### WHAT IS REQUIRED
Copy exactly the lines that run from the top of the listing to the line containing "ax.plot(sx, sy, color='#dc2a46', lw=1.6, zorder=3)", both ends included, and omit the pictures.
========================================
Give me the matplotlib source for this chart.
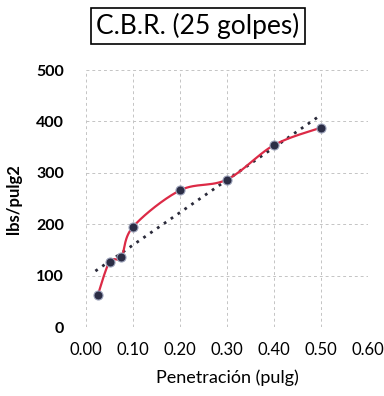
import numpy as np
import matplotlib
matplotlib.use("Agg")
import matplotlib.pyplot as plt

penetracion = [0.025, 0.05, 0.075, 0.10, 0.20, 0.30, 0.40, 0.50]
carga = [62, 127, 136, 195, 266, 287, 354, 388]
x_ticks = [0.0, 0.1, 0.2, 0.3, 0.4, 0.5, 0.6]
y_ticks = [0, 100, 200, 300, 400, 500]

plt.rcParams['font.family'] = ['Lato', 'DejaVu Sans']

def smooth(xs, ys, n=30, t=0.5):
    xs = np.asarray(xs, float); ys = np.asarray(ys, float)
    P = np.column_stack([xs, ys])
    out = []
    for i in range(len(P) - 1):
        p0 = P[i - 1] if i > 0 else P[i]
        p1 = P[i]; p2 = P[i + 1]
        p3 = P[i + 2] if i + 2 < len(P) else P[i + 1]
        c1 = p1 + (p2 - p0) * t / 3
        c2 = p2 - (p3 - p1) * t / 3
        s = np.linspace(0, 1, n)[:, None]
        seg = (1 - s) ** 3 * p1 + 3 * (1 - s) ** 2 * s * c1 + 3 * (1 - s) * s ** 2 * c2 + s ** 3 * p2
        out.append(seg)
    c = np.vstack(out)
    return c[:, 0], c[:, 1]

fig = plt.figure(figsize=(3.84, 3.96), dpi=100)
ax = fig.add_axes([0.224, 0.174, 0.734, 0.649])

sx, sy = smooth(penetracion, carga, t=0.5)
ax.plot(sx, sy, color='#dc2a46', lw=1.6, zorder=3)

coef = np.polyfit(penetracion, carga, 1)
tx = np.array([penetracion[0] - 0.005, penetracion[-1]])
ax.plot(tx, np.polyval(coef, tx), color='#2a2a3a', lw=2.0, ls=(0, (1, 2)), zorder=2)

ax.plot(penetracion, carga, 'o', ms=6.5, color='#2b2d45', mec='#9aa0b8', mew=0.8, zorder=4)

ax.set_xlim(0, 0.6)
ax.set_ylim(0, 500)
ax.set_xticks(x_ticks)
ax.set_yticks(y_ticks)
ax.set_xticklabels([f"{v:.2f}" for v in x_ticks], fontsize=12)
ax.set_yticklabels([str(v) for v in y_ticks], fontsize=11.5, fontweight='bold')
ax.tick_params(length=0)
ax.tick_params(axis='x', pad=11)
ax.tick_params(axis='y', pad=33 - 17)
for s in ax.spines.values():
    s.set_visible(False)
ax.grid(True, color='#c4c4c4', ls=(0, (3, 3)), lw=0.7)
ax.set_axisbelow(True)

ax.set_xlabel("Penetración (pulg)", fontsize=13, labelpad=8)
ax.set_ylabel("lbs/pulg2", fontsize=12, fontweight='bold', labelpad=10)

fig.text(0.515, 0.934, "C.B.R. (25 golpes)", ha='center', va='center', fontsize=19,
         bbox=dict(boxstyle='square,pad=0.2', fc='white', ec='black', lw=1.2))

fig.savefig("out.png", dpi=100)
========================================
### WRITTEN SOLUTION
Give me the matplotlib source for this chart.
import numpy as np
import matplotlib
matplotlib.use("Agg")
import matplotlib.pyplot as plt

penetracion = [0.025, 0.05, 0.075, 0.10, 0.20, 0.30, 0.40, 0.50]
carga = [62, 127, 136, 195, 266, 287, 354, 388]
x_ticks = [0.0, 0.1, 0.2, 0.3, 0.4, 0.5, 0.6]
y_ticks = [0, 100, 200, 300, 400, 500]

plt.rcParams['font.family'] = ['Lato', 'DejaVu Sans']

def smooth(xs, ys, n=30, t=0.5):
    xs = np.asarray(xs, float); ys = np.asarray(ys, float)
    P = np.column_stack([xs, ys])
    out = []
    for i in range(len(P) - 1):
        p0 = P[i - 1] if i > 0 else P[i]
        p1 = P[i]; p2 = P[i + 1]
        p3 = P[i + 2] if i + 2 < len(P) else P[i + 1]
        c1 = p1 + (p2 - p0) * t / 3
        c2 = p2 - (p3 - p1) * t / 3
        s = np.linspace(0, 1, n)[:, None]
        seg = (1 - s) ** 3 * p1 + 3 * (1 - s) ** 2 * s * c1 + 3 * (1 - s) * s ** 2 * c2 + s ** 3 * p2
        out.append(seg)
    c = np.vstack(out)
    return c[:, 0], c[:, 1]

fig = plt.figure(figsize=(3.84, 3.96), dpi=100)
ax = fig.add_axes([0.224, 0.174, 0.734, 0.649])

sx, sy = smooth(penetracion, carga, t=0.5)
ax.plot(sx, sy, color='#dc2a46', lw=1.6, zorder=3)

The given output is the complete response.